Wenzel Oswald 1883-Unknown
Oswald attended the Graphic Education and Research Institute followed by studies at the Vienna School of Applied Arts between 1906 and 1911. In addition to his illustrative work he became a designer of jewelry, glass, and books. He also designed postcards for the Wiener Werkstätte, which may include two unattributed cards. Nothing is known about this artist after 1934.
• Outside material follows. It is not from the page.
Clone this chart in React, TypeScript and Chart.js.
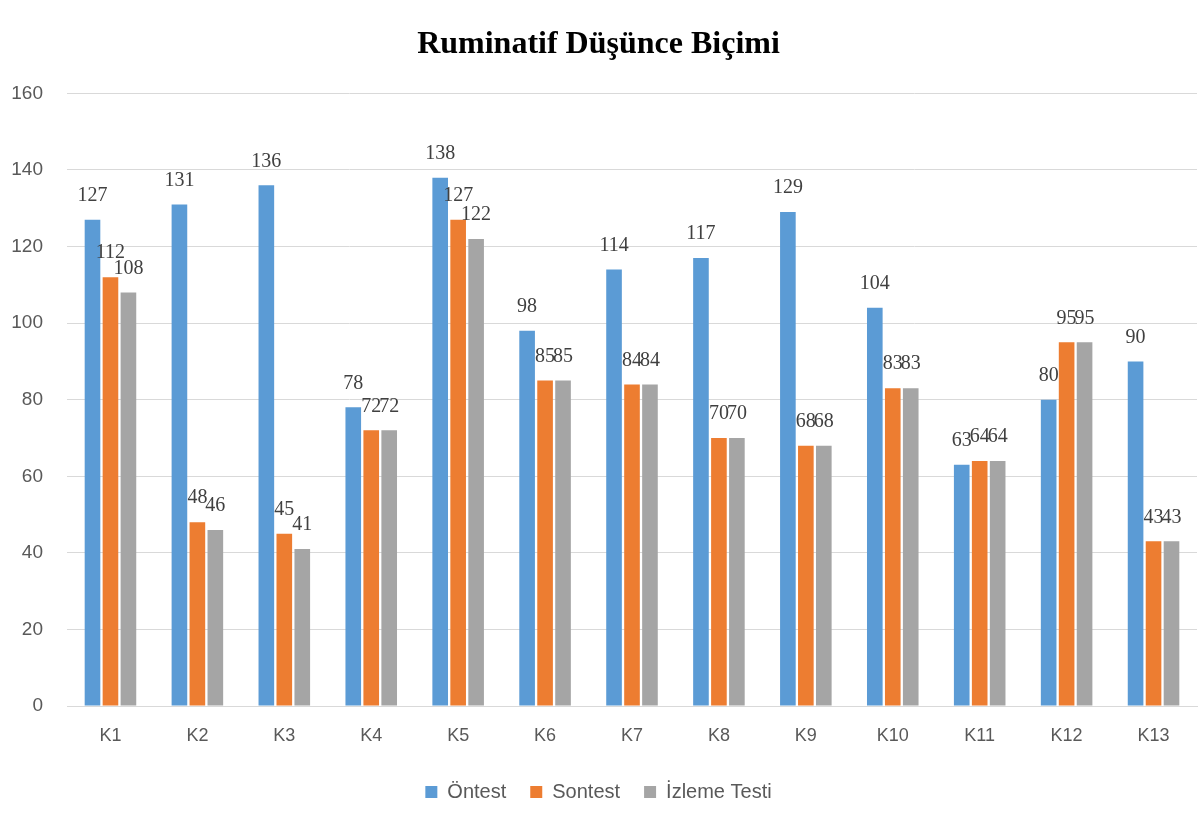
import React, { useEffect, useRef } from "react";
import { Chart, registerables } from "chart.js";

Chart.register(...registerables);

const categories = ["K1", "K2", "K3", "K4", "K5", "K6", "K7", "K8", "K9", "K10", "K11", "K12", "K13"];
const ontest = [127, 131, 136, 78, 138, 98, 114, 117, 129, 104, 63, 80, 90];
const sontest = [112, 48, 45, 72, 127, 85, 84, 70, 68, 83, 64, 95, 43];
const izleme = [108, 46, 41, 72, 122, 85, 84, 70, 68, 83, 64, 95, 43];
const seriesNames = ["Öntest", "Sontest", "İzleme Testi"];
const titleText = "Ruminatif Düşünce Biçimi";

const valueLabels = {
  id: "valueLabels",
  afterDatasetsDraw(chart: any) {
    const ctx = chart.ctx;
    ctx.save();
    ctx.font = "20px 'Liberation Serif', 'Times New Roman', serif";
    ctx.fillStyle = "#404040";
    ctx.textAlign = "center";
    ctx.textBaseline = "middle";
    chart.data.datasets.forEach((ds: any, i: number) => {
      const meta = chart.getDatasetMeta(i);
      meta.data.forEach((bar: any, j: number) => {
        ctx.fillText(String(ds.data[j]), bar.x, bar.y - 24);
      });
    });
    ctx.restore();
  },
};

export default function App() {
  const ref = useRef<HTMLCanvasElement>(null);
  useEffect(() => {
    document.body.style.margin = "0";
    const sans = "'Liberation Sans', Arial, sans-serif";
    const chart = new Chart(ref.current!, {
      type: "bar",
      data: {
        labels: categories,
        datasets: [
          { label: seriesNames[0], data: ontest, backgroundColor: "#5B9BD5" },
          { label: seriesNames[1], data: sontest, backgroundColor: "#ED7D31" },
          { label: seriesNames[2], data: izleme, backgroundColor: "#A5A5A5" },
        ],
      },
      options: {
        animation: false,
        responsive: false,
        maintainAspectRatio: false,
        datasets: { bar: { categoryPercentage: 0.62, barPercentage: 0.87 } },
        layout: { padding: { left: 0, right: 2, top: 0, bottom: 10 } },
        plugins: {
          title: {
            display: true,
            text: titleText,
            color: "#000000",
            font: { family: "'Liberation Serif', 'Times New Roman', serif", size: 32, weight: "bold" },
            padding: { top: 26, bottom: 29 },
          },
          legend: {
            position: "bottom",
            labels: {
              boxWidth: 12,
              boxHeight: 12,
              color: "#595959",
              font: { family: sans, size: 20 },
              padding: 24,
            },
          },
          tooltip: { enabled: false },
        },
        scales: {
          x: {
            grid: { display: false, drawTicks: false },
            border: { color: "#D9D9D9" },
            ticks: {
              color: "#595959",
              font: { family: sans, size: 18 },
              padding: 19,
            },
            afterFit: (scale: any) => {
              scale.height = 52;
            },
          },
          y: {
            min: 0,
            max: 160,
            grid: { color: "#D9D9D9", drawTicks: false },
            border: { display: false },
            ticks: {
              stepSize: 20,
              color: "#595959",
              font: { family: sans, size: 19 },
              padding: 24,
            },
            afterFit: (scale: any) => {
              scale.width = 67;
            },
          },
        },
      },
      plugins: [valueLabels],
    } as any);
    return () => chart.destroy();
  }, []);
  return (
    <div style={{ width: 1199, height: 822, background: "#fff" }}>
      <canvas ref={ref} width={1199} height={822} />
    </div>
  );
}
Richard Felton Outcault 1863-1928
In 1878 Outcault moved to Cincinnati to attend the School of Design at MaMicken University. After graduation he found a job as a technical illustrator for Electrical World, a Thomas Edison publication, and soon found himself at the Paris Worlds fair as an Edison representative. In 1890 he moved to Flushing, New York and began working as a comic artist for Truth, Judge, and Life magazines. In 1894 his Hogan’s Alley cartoons began appearing in Joseph Putlizer’s Sunday World, and within a year it became the first comic series to be printed in color. Outcault’s defection to Hearst’s Morning Journal in 1896 to draw the Yellow Kid caused much legal wrangling between the two papers, and for awhile there were two Yellow Kid strips running. There also remains much controversy over where these strips actually stand on a list of firsts. In any case Outcault was a true pioneer who helped lay the foundation for comic strips. Many readers did not like the Yellow Kid, which they felt had a corrupting influence on youth, so in 1902 he created the mischievous Buster Brown for the New York Herald based on a neighborhood child. After the strips syndication, Outcult felt cheated out of royalties and left in 1906 for Hearst’s Morning Journal where it ran as Buster Brown and his dog Tige. The Herald continued to run Buster Brown, now largely drawn by William Lawler until 1921. Seeing the financial possibilities in this character he formed the Outcault Advertising Company of Chicago in 1909, which licensed out the Buster Brown image for products and reproduction. It was used by a number of firms, but none so memorable as the Brown Shoe company. Ever since 1905 his popularity led to the use of his images on comic postcards as well as holiday cards. After retiring, Outcault turned his company over to his son, and he became a painter of portraits and landscapes.
Ida Rentoul Outhwaite 1888-1960
Born Ida Rentoul Sherbourne. She illustrated her first book, The New Idea in 1903, which just happened to be written by her sister Annie. They would collaborate on a number of children’s books together as the Rentoul Sisters. This was an unusual arrangement as Annie would write her stories around Ida’s pictures. Ida married Granbry Outhwaite in 1909, and they had four children together, who she would come to use as models. While most of her work revolved around fairies, her imaginary landscapes were populated by local flora and fauna giving her work an exotic edge over other illustrators. While she continued to work after World War One, her watercolored pen and ink drawings began to look old fashioned and her popularity declined. Many of here illustrations were placed on postcards by A. & C. Black of London.
Charles H. Overly 1900-?
Overly created landscape paintings and drawings in a realistic style from his studio in Cambridge, Massachusetts. Many of these drawings were used to create posters and postcards during the 1950’s and 60’s, most notably for the Williamsburg Restoration Society. His work tends to have the sense of immediacy of place.